Yesterday, Janet Singer, of OCD Talk, wrote a really great post about fighting stigma for Beyond OCD. While I was visiting the Beyond OCD site, I came across another interesting post entitled Roadmap to Recovery: Families of Adult OCD Sufferers Living at Home by John Hart and Throstur Bjorguinsson. It was the first paragraph of this article that caught my attention:
Because of the debilitating nature of OCD, many adult OCD sufferers find themselves living at home with parents or other family members. Since OCD sufferers are often unable to work, it can be financially impractical to live independently. A retrospective study of the adult patients admitted over a 7-month period in 2007 at the Menninger Clinic OCD Treatment Program confirms many of these difficulties (Björgvinsson, Heffelfinger, Wetterneck, & Hart, 2007, March). Approximately 81% of adults lived at home with family, despite only 14% of them being married. Although most were unemployed (86%), many also required help with daily living tasks such as grooming and cleaning (62%). In addition, most sufferers (75%) reported a significant disruption in social activities and indicated the cost of treatment and the loss of wages were a significant financial burden on family (77%). These data suggest that OCD presents ongoing challenges to both the patient and the family system. Marital problems, family conflict, isolation, and financial strain are common results of the stress that OCD places on both the sufferer and the family.

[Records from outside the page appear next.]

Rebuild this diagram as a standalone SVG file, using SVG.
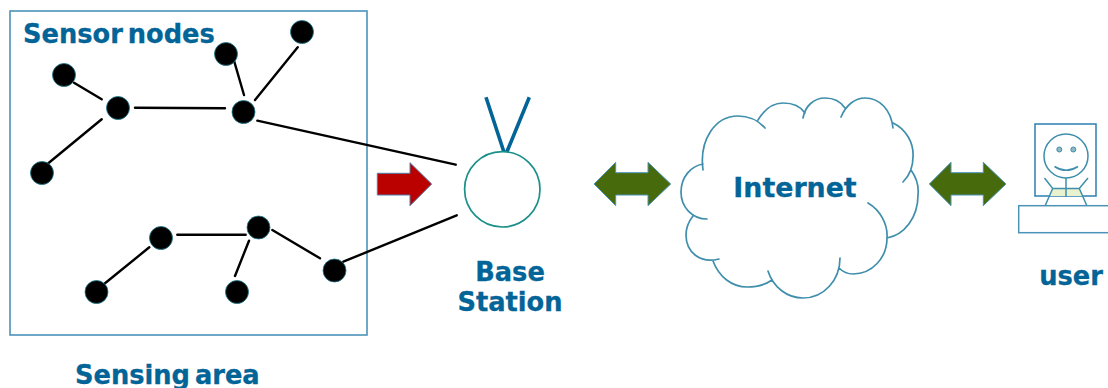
<svg xmlns="http://www.w3.org/2000/svg" width="1108" height="388" viewBox="0 0 1108 388">
<style>
.t{font-family:"DejaVu Sans",Verdana,sans-serif;font-weight:700;fill:#036497;stroke:#036497;stroke-width:.3;font-size:25.700px}
.n{fill:#000;stroke:#1d7f94;stroke-width:.8}
.l{stroke:#000;stroke-width:2.400;fill:none;stroke-linecap:round}
.b{fill:none;stroke:#4c93b9;stroke-width:1.600}
.c{fill:none;stroke:#3f8eab;stroke-width:1.700;stroke-linecap:round}
.g{fill:#466a0c;stroke:#4c93b9;stroke-width:1}
</style>
<rect width="1108" height="388" fill="#fff"/>
<g id="sensing-area"><rect class="b" x="10" y="11" width="357" height="324"/>
<text class="t" x="23" y="42.500" word-spacing="-4">Sensor nodes</text>
<text class="t" x="75" y="384" word-spacing="-4">Sensing area</text></g>
<g id="connectors">
<path class="l" d="M74 82.700L101.700 99.300M101.700 119.300L48.300 163.300M135 107.700L225 108.300M234.300 61.700L244 95M297.700 47.300L255 100M257.300 120.700L455.700 164.700M177.300 234.700L245.700 234.700M149.300 247.300L105 283.300M249 240.700L235 276M272.300 230L320 258.300M343.300 261.700L456.700 215.300"/>
</g>
<g id="node-1"><circle class="n" cx="64" cy="75" r="11.500"/></g>
<g id="node-2"><circle class="n" cx="118" cy="108" r="11.500"/></g>
<g id="node-3"><circle class="n" cx="42" cy="173" r="11.500"/></g>
<g id="node-4"><circle class="n" cx="226" cy="54" r="11.500"/></g>
<g id="node-5"><circle class="n" cx="302" cy="32" r="11.500"/></g>
<g id="node-6"><circle class="n" cx="243.500" cy="112" r="11.500"/></g>
<g id="node-7"><circle class="n" cx="161" cy="238" r="11.500"/></g>
<g id="node-8"><circle class="n" cx="258.500" cy="227.500" r="11.500"/></g>
<g id="node-9"><circle class="n" cx="96.500" cy="292" r="11.500"/></g>
<g id="node-10"><circle class="n" cx="237" cy="292" r="11.500"/></g>
<g id="node-11"><circle class="n" cx="334.500" cy="270.500" r="11.500"/></g>
<g id="red-arrow"><path d="M377.300 173.300H410V162.700L431.700 184L410 205.700V195H377.300Z" fill="#bb0000" stroke="#4c7fa8" stroke-width="1"/></g>
<g id="base-station">
<path d="M486 97.300L504 152.300M529.300 97.300L506.700 152.300" stroke="#036497" stroke-width="3.600" fill="none"/>
<circle cx="502.300" cy="189.300" r="37.700" fill="#fff" stroke="#1b8f8a" stroke-width="1.700"/>
<text class="t" x="510" y="281" text-anchor="middle">Base</text>
<text class="t" x="510" y="311" text-anchor="middle">Station</text>
</g>
<g id="arrow-internet"><path class="g" d="M594 184L615.700 162.300V172.700H648V162.300L670.700 184L648 205.700V195H615.700V205.700Z"/></g>
<g id="internet">
<path class="c" d="M703 170C699 140 715 116 738 116C750 116 758 120 765 128M758 120C764 110 773 103 783 103C793 103 801 107 805 113M803 118C805 106 814 98 825 98C834 98 841 102 845 108M841 117C846 105 855 98 865 98C880 98 891 110 893 128M893 123C906 129 914 143 913 157C913 167 909 176 903 182M911 170C916 177 919 186 918 195C918 218 904 235 887 238M868 203C880 210 888 224 887 238C887 258 872 274 853 274C848 274 843 272 839 268M840 258C840 280 824 298 803 298C787 298 773 287 768 271M772 280C765 285 756 287 747 287C732 287 719 277 713 261M719 259C700 264 686 252 686 235C686 228 689 221 693 216M707 219C692 219 681 207 681 192C681 177 691 166 703 164"/>
<text class="t" x="795" y="197" text-anchor="middle" style="font-size:26.800px">Internet</text>
</g>
<g id="arrow-user"><path class="g" d="M929.300 184L951 162.300V172.700H983.300V162.300L1006 184L983.300 205.700V195H951V205.700Z"/></g>
<g id="user">
<rect x="1035" y="124" width="61" height="72" fill="#fff" stroke="#2c7fb0" stroke-width="1.500"/>
<path d="M1052.700 188.500H1079.300L1083 196H1049Z" fill="#e9f2cf"/>
<circle cx="1066" cy="156" r="22" fill="none" stroke="#3f8eab" stroke-width="1.500"/>
<circle cx="1059.300" cy="149.500" r="2.500" fill="#8fb8c4" stroke="#3f8eab"/>
<circle cx="1073.300" cy="149.500" r="2.500" fill="#8fb8c4" stroke="#3f8eab"/>
<path d="M1054.500 166.500Q1066 174 1078 166.500M1066 178V197M1044.500 178L1052.700 188.500H1079.300L1088 178M1052.700 188.500L1045 206M1079.300 188.500L1087 206" fill="none" stroke="#3f8eab" stroke-width="1.500"/>
<rect x="1018.700" y="205.700" width="100" height="27" fill="#fff" stroke="#4c93b9" stroke-width="1.500"/>
<text class="t" x="1071" y="285" text-anchor="middle">user</text>
</g>
</svg>
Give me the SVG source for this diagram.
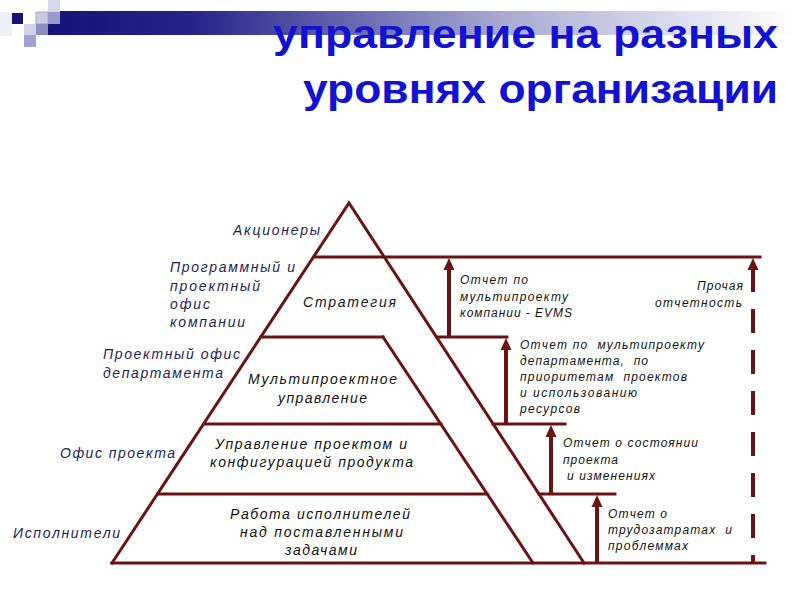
<svg xmlns="http://www.w3.org/2000/svg" xmlns:xlink="http://www.w3.org/1999/xlink" width="800" height="600" viewBox="0 0 800 600">
<style>
.ln{stroke:#6b1212;stroke-width:3;fill:none;stroke-linecap:square}
.sh{stroke:#6b1212;stroke-width:4;fill:none}
.dash{stroke:#6b1212;stroke-width:4;fill:none;stroke-dasharray:24 17}
.ah{fill:#6b1212}
.lab{font-family:"Liberation Sans",Arial,sans-serif;font-style:italic;font-size:14px;fill:#1e1e58}
.pl{font-family:"Liberation Sans",Arial,sans-serif;font-style:italic;font-size:14px;fill:#111111}
.rl{font-family:"Liberation Sans",Arial,sans-serif;font-style:italic;font-size:12px;fill:#111111}
.ttl{font-family:"Liberation Sans",Arial,sans-serif;font-weight:700;font-size:41px;fill:#1212d2}
</style>
<defs>
<linearGradient id="bar" x1="0" y1="0" x2="1" y2="0">
<stop offset="0" stop-color="#14147a"/>
<stop offset="0.18" stop-color="#24248a"/>
<stop offset="0.6" stop-color="#a8a8d2"/>
<stop offset="1" stop-color="#ffffff"/>
</linearGradient>
<path id="ahd" d="M0,0 L-5.5,12 L5.5,12 Z"/>
</defs>
<rect width="800" height="600" fill="#ffffff"/>
<g id="decoration">
<rect x="60" y="11" width="735" height="24" fill="url(#bar)"/>
<rect x="48" y="24" width="12" height="11" fill="#14147a"/>
<rect x="0" y="12" width="12" height="24" fill="#eeeef6"/>
<rect x="12" y="13" width="11" height="11" fill="#12127a"/>
<rect x="48" y="0" width="12" height="12" fill="#d6d6ea"/>
<rect x="36" y="12" width="12" height="12" fill="#cacae4" stroke="#9a9aba" stroke-width="0.8"/>
<rect x="48" y="12" width="12" height="12" fill="#9a9acc"/>
<rect x="24" y="24" width="12" height="11" fill="#d2d2ea"/>
<rect x="36" y="24" width="12" height="11" fill="#8e8ec2"/>
<rect x="24" y="35" width="12" height="12" fill="#a2a2d0"/>
</g>
<g id="title">
<text class="ttl" x="273" y="48" textLength="505" lengthAdjust="spacingAndGlyphs">управление на разных</text>
<text class="ttl" x="303" y="103" textLength="475" lengthAdjust="spacingAndGlyphs">уровнях организации</text>
</g>
<g id="pyramid">
<path class="ln" d="M112,563 L349,203 L584,563"/>
<path class="ln" d="M383,337 L533,563"/>
<line class="ln" x1="314" y1="257" x2="760" y2="257"/>
<line class="ln" x1="261" y1="337" x2="383" y2="337"/>
<line class="ln" x1="437" y1="337" x2="507" y2="337"/>
<line class="ln" x1="204" y1="424" x2="441" y2="424"/>
<line class="ln" x1="493" y1="424" x2="565" y2="424"/>
<line class="ln" x1="158" y1="494" x2="487" y2="494"/>
<line class="ln" x1="539" y1="494" x2="615" y2="494"/>
<line class="ln" x1="112" y1="563" x2="765" y2="563"/>
</g>
<g id="level-shareholders">
<text class="lab" x="320" y="235" text-anchor="end" textLength="87">Акционеры</text>
</g>
<g id="level-strategy">
<text class="lab" x="170" y="272" textLength="125">Программный и</text>
<text class="lab" x="170" y="291" textLength="90">проектный</text>
<text class="lab" x="170" y="309" textLength="40">офис</text>
<text class="lab" x="170" y="327" textLength="75">компании</text>
<text class="pl" x="303" y="307" textLength="93">Стратегия</text>
</g>
<g id="level-multiproject">
<text class="lab" x="103" y="359" textLength="137">Проектный офис</text>
<text class="lab" x="103" y="378" textLength="120">департамента</text>
<text class="pl" x="248" y="384" textLength="149">Мультипроектное</text>
<text class="pl" x="278" y="403" textLength="89">управление</text>
</g>
<g id="level-project">
<text class="lab" x="60" y="458" textLength="115">Офис проекта</text>
<text class="pl" x="215" y="449" textLength="192">Управление проектом и</text>
<text class="pl" x="210" y="467" textLength="203">конфигурацией продукта</text>
</g>
<g id="level-executors">
<text class="lab" x="13" y="538" textLength="107">Исполнители</text>
<text class="pl" x="230" y="519" textLength="180">Работа исполнителей</text>
<text class="pl" x="240" y="537" textLength="163">над поставленными</text>
<text class="pl" x="285" y="555" textLength="72">задачами</text>
</g>
<g id="report-evms">
<text class="rl" x="460" y="284" textLength="68" xml:space="preserve">Отчет по</text>
<text class="rl" x="460" y="301" textLength="108">мультипроекту</text>
<text class="rl" x="460" y="317" textLength="112">компании - EVMS</text>
</g>
<g id="report-other">
<text class="rl" x="743" y="290" text-anchor="end" textLength="46">Прочая</text>
<text class="rl" x="742" y="307" text-anchor="end" textLength="87">отчетность</text>
</g>
<g id="report-department">
<text class="rl" x="520" y="349" textLength="184" xml:space="preserve">Отчет по  мультипроекту</text>
<text class="rl" x="520" y="365" textLength="128" xml:space="preserve">департамента,  по</text>
<text class="rl" x="520" y="381" textLength="167" xml:space="preserve">приоритетам  проектов</text>
<text class="rl" x="520" y="397" textLength="117">и использованию</text>
<text class="rl" x="520" y="413" textLength="60">ресурсов</text>
</g>
<g id="report-project">
<text class="rl" x="563" y="447" textLength="135">Отчет о состоянии</text>
<text class="rl" x="563" y="464" textLength="55">проекта</text>
<text class="rl" x="567" y="480" textLength="88">и изменениях</text>
</g>
<g id="report-labour">
<text class="rl" x="608" y="518" textLength="59">Отчет о</text>
<text class="rl" x="608" y="534" textLength="124" xml:space="preserve">трудозатратах  и</text>
<text class="rl" x="608" y="550" textLength="80">проблеммах</text>
</g>
<g id="connectors">
<line class="sh" x1="449" y1="337" x2="449" y2="268"/>
<use xlink:href="#ahd" class="ah" x="449" y="258"/>
<line class="sh" x1="506" y1="424" x2="506" y2="348"/>
<use xlink:href="#ahd" class="ah" x="506" y="338"/>
<line class="sh" x1="551" y1="494" x2="551" y2="434"/>
<use xlink:href="#ahd" class="ah" x="551" y="425"/>
<line class="sh" x1="597" y1="563" x2="597" y2="504"/>
<use xlink:href="#ahd" class="ah" x="597" y="495"/>
<line class="dash" x1="753" y1="268" x2="753" y2="563"/>
<use xlink:href="#ahd" class="ah" x="753" y="258"/>
</g>
</svg>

Wow. It is unbelievable, and yet it is so true. I personally know many people that have not been able to work, or have had significant disruptions in their careers because of OCD. Though I have been a homemaker for the last 15 years, I do know that there would have been times in my life where working outside the home would have been impossible due to the disabling nature of my illness. I also know that had I not been married, I most likely would have had to move in with my parents, as there was a time when I needed constant support and "hand holding" just to make it through the day.
Just in case anyone was wondering, living with OCD is no joke. And doing it alone? Well, I can't even imagine.